Oil industry sources said the private company entrusted with the task will lay around 6,666 km of lines in Chennai and Tiruvallur. “Laying the lines would be the most difficult part since other lines, including water, sewage, power, internet and telephone lines, run under the city’s roads,” said a source.
About 33 lakh consumers are expected to be covered in the next eight years in Chennai and neighbouring Tiruvallur. The main pipeline for now will run along the Jawaharlal Nehru Salai, via Manali, to Madhavaram Circle, reach Kathipara and then to Meenabakkam. Branch lines would run to residential areas. “Since there are not many high-rise buildings in this area, the company would be covering individual homes.

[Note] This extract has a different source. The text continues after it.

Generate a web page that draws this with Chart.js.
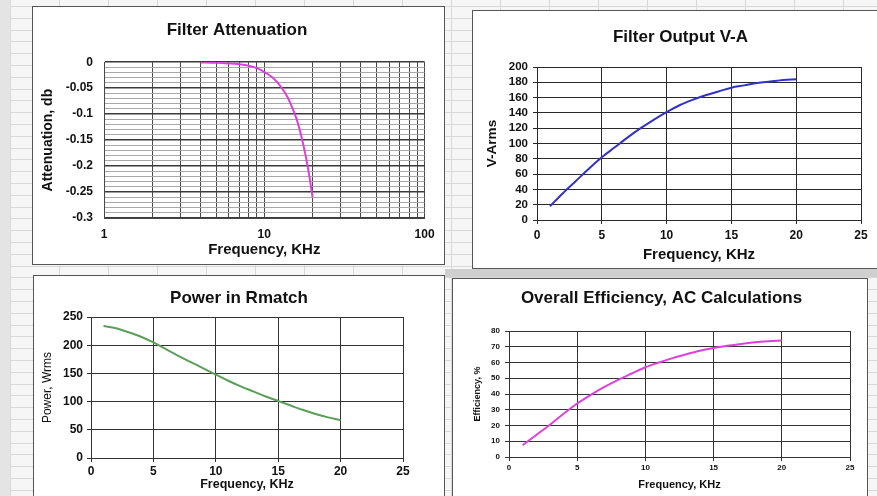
<!DOCTYPE html>
<html><head><meta charset="utf-8">
<script src="https://cdn.jsdelivr.net/npm/chart.js@4.4.1/dist/chart.umd.min.js"></script>
<style>
html,body{margin:0;padding:0;}
body{width:877px;height:496px;overflow:hidden;position:relative;background-color:#f6f6f6;
background-image:repeating-linear-gradient(to bottom, transparent 0, transparent 6px, #d9d9d9 6px, #d9d9d9 7px, transparent 7px, transparent 11.8px),
repeating-linear-gradient(to right, transparent 0, transparent 10px, #d9d9d9 10px, #d9d9d9 11px, transparent 11px, transparent 49px);
font-family:"Liberation Sans",Arial,sans-serif;}
.box{position:absolute;background:#fff;border:1px solid #555;}
.box canvas{display:block;}
.band{position:absolute;left:445px;top:269px;width:432px;height:8px;background:#cfcfcf;}
.strip{position:absolute;left:0;top:0;width:10px;height:496px;background:#e4e4e4;}
</style></head>
<body>
<div class="strip"></div>
<div class="band"></div>
<div class="box" style="left:32px;top:6px;"><canvas id="c1" width="411" height="257"></canvas></div>
<div class="box" style="left:472px;top:10px;"><canvas id="c2" width="416" height="257"></canvas></div>
<div class="box" style="left:33px;top:275px;"><canvas id="c3" width="410" height="230"></canvas></div>
<div class="box" style="left:452px;top:278px;"><canvas id="c4" width="414" height="230"></canvas></div>
<script>
// ---- data ----
const freq = [1,2,3,4,5,6,7,8,9,10,11,12,13,14,15,16,17,18,19,20];
const attFreq = [4,5,6,7,8,9,10,11,12,13,14,15,16,17,18,19,20];
const attenuation = [-0.0005,-0.0012,-0.0024,-0.004,-0.0068,-0.0115,-0.019,-0.027,-0.038,-0.052,-0.068,-0.089,-0.112,-0.142,-0.176,-0.215,-0.26];
const vArms = [18,35,51,67,82,95,108,120,131,141,150,157,163,168,173,176,179,181,183,184];
const powerWrms = [234,230,223,215,205,193,181,170,159,148,137,127,118,109,101,93,85,78,72,67];
const efficiency = [7.5,14,20.5,27.5,34,39.5,44.5,49,53,57,60,62.8,65.2,67.4,69.2,70.6,71.8,72.8,73.5,74];
const logTicks = [1,2,3,4,5,6,7,8,9,10,20,30,40,50,60,70,80,90,100];
const logLabels = [1,10,100];
const attLabels = [0,-0.05,-0.1,-0.15,-0.2,-0.25,-0.3];

const F = "'Liberation Sans', Arial, sans-serif";
const TXT = '#111';
function pts(xs, ys){ return xs.map((x,i)=>({x:x, y:ys[i]})); }
function font(size, weight){ return {family:F, size:size, weight:weight||'bold'}; }
function isMajor(v){ return attLabels.some(a=>Math.abs(a-v)<1e-9); }
function dummyRight(w){
  return {position:'right', display:true, grid:{display:false, drawTicks:false}, border:{display:false},
    ticks:{display:false}, afterFit:s=>{s.width=w;}};
}
const base = {responsive:false, animation:false, devicePixelRatio:1, events:[]};

// ---- Chart 1: Filter Attenuation ----
new Chart(document.getElementById('c1'), {
  type:'line',
  data:{datasets:[{data:pts(attFreq, attenuation), borderColor:'#dd40dd', borderWidth:2, pointRadius:0, cubicInterpolationMode:'monotone', fill:false}]},
  options:Object.assign({}, base, {
    layout:{padding:{left:4,right:7,top:0,bottom:4}},
    plugins:{legend:{display:false}, tooltip:{enabled:false},
      title:{display:true, text:'Filter Attenuation', color:TXT, font:font(17), padding:{top:13.4,bottom:21.4}}},
    scales:{
      x:{type:'logarithmic', min:1, max:100,
        afterBuildTicks:s=>{ s.ticks = logTicks.map(v=>({value:v})); },
        ticks:{autoSkip:false, maxRotation:0, padding:9.4, color:TXT, font:font(12),
          callback:v=> logLabels.includes(v) ? String(v) : ''},
        grid:{color:'#484848', drawTicks:false}, border:{color:'#484848'},
        title:{display:true, text:'Frequency, KHz', color:TXT, font:font(15), padding:{top:0,bottom:1.4}},
        afterFit:s=>{s.height=42;}},
      y:{min:-0.3, max:0,
        afterBuildTicks:s=>{ const t=[]; for(let i=0;i<=30;i++) t.push({value:-i/100}); s.ticks=t; },
        ticks:{autoSkip:false, padding:11, color:TXT, font:font(12),
          callback:v=> isMajor(v) ? String(Math.round(v*100)/100) : ''},
        grid:{drawTicks:false, color:c=> (c.tick && isMajor(c.tick.value)) ? '#3a3a3a' : '#a8a8a8',
          lineWidth:c=> (c.tick && isMajor(c.tick.value)) ? 1.5 : 1},
        border:{color:'#484848'},
        title:{display:true, text:'Attenuation, db', color:TXT, font:font(14), padding:{top:3}},
        afterFit:s=>{s.width=67;}},
      yR:dummyRight(10)
    }
  })
});

// ---- Chart 2: Filter Output V-A ----
new Chart(document.getElementById('c2'), {
  type:'line',
  data:{datasets:[{data:pts(freq, vArms), borderColor:'#3232c4', borderWidth:2, pointRadius:0, cubicInterpolationMode:'monotone', fill:false}]},
  options:Object.assign({}, base, {
    layout:{padding:{left:4,right:5,top:4,bottom:4}},
    plugins:{legend:{display:false}, tooltip:{enabled:false},
      title:{display:true, text:'Filter Output V-A', color:TXT, font:font(17), padding:{top:11.8,bottom:19.8}}},
    scales:{
      x:{type:'linear', min:0, max:25,
        ticks:{stepSize:5, maxRotation:0, padding:4.8, color:TXT, font:font(12)},
        grid:{color:'#2a2a2a', tickLength:4}, border:{color:'#2a2a2a'},
        title:{display:true, text:'Frequency, KHz', color:TXT, font:font(15), padding:{top:0,bottom:0.4}},
        afterFit:s=>{s.height=44;}},
      y:{min:0, max:200,
        ticks:{stepSize:20, autoSkip:false, padding:5, color:TXT, font:font(11.5)},
        grid:{color:'#2a2a2a', tickLength:4}, border:{color:'#2a2a2a'},
        title:{display:true, text:'V-Arms', color:TXT, font:font(13.5), padding:{top:7}},
        afterFit:s=>{s.width=60;}},
      yR:dummyRight(23)
    }
  })
});

// ---- Chart 3: Power in Rmatch ----
new Chart(document.getElementById('c3'), {
  type:'line',
  data:{datasets:[{data:pts(freq, powerWrms), borderColor:'#5a9f5a', borderWidth:2, pointRadius:0, cubicInterpolationMode:'monotone', fill:false}]},
  options:Object.assign({}, base, {
    layout:{padding:{left:4,right:4,top:0,bottom:4}},
    plugins:{legend:{display:false}, tooltip:{enabled:false},
      title:{display:true, text:'Power in Rmatch', color:TXT, font:font(17), padding:{top:11.8,bottom:8.8}}},
    scales:{
      x:{type:'linear', min:0, max:25,
        ticks:{stepSize:5, maxRotation:0, padding:2.8, color:TXT, font:font(12)},
        grid:{color:'#333', tickLength:4}, border:{color:'#333'},
        title:{display:true, text:'Frequency, KHz', color:TXT, font:font(12.5), padding:{top:0,bottom:9.6}},
        afterFit:s=>{s.height=44;}},
      y:{min:0, max:250,
        ticks:{stepSize:50, autoSkip:false, padding:4, color:TXT, font:font(12)},
        grid:{color:'#333', tickLength:4}, border:{color:'#333'},
        title:{display:true, text:'Power, Wrms', color:TXT, font:font(12,'normal'), padding:{top:2.8}},
        afterFit:s=>{s.width=53;}},
      yR:dummyRight(37)
    }
  })
});

// ---- Chart 4: Overall Efficiency ----
new Chart(document.getElementById('c4'), {
  type:'line',
  data:{datasets:[{data:pts(freq, efficiency), borderColor:'#dd40dd', borderWidth:2, pointRadius:0, cubicInterpolationMode:'monotone', fill:false}]},
  options:Object.assign({}, base, {
    layout:{padding:{left:4,right:1,top:0,bottom:4}},
    plugins:{legend:{display:false}, tooltip:{enabled:false},
      title:{display:true, text:'Overall Efficiency, AC Calculations', color:TXT, font:font(17), padding:{top:8.8,bottom:22.8}}},
    scales:{
      x:{type:'linear', min:0, max:25,
        ticks:{stepSize:5, maxRotation:0, padding:2.2, color:TXT, font:font(8)},
        grid:{color:'#333', tickLength:4}, border:{color:'#333'},
        title:{display:true, text:'Frequency, KHz', color:TXT, font:font(11), padding:{top:0,bottom:13.4}},
        afterFit:s=>{s.height=48;}},
      y:{min:0, max:80,
        ticks:{stepSize:10, autoSkip:false, padding:5, color:TXT, font:font(8)},
        grid:{color:'#333', tickLength:4}, border:{color:'#333'},
        title:{display:true, text:'Efficiency, %', color:TXT, font:font(9), padding:{top:15.3}},
        afterFit:s=>{s.width=52;}},
      yR:dummyRight(16)
    }
  })
});
</script>
</body></html>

The connection would be like those provided in reticulated LPG connections where the gas would run through pipelines.
There will not be any cylinder. If the company collects the initial payment, it will have to provide connections within 90 days and so canvassing would be done closer to the time that the pipeline laying work nears completion,” said another source.
PNG stoves require burners with larger diameter and the nozzles too have to be larger. The Petroleum Conservation Research Association is encouraging consumers to switch over to PNG compatible stoves.
Of the 222 CNG outlets to be set up in Chennai and Tiruvallur, around 70 have become operational and daily 10,000 kg of CNG is being supplied to around 6,800 vehicles, of which around 6,000 are CNG vehicles sold by manufacturers, with the rest being retrofitted ones. “The government is encouraging retrofitting too and we are seeing many auto rickshaws that used to run on liquefied petroleum gas (LPG) now switching over to this new cleaner and safer fuel.
Kancheepuram and Chengalpattu district are being covered by another company.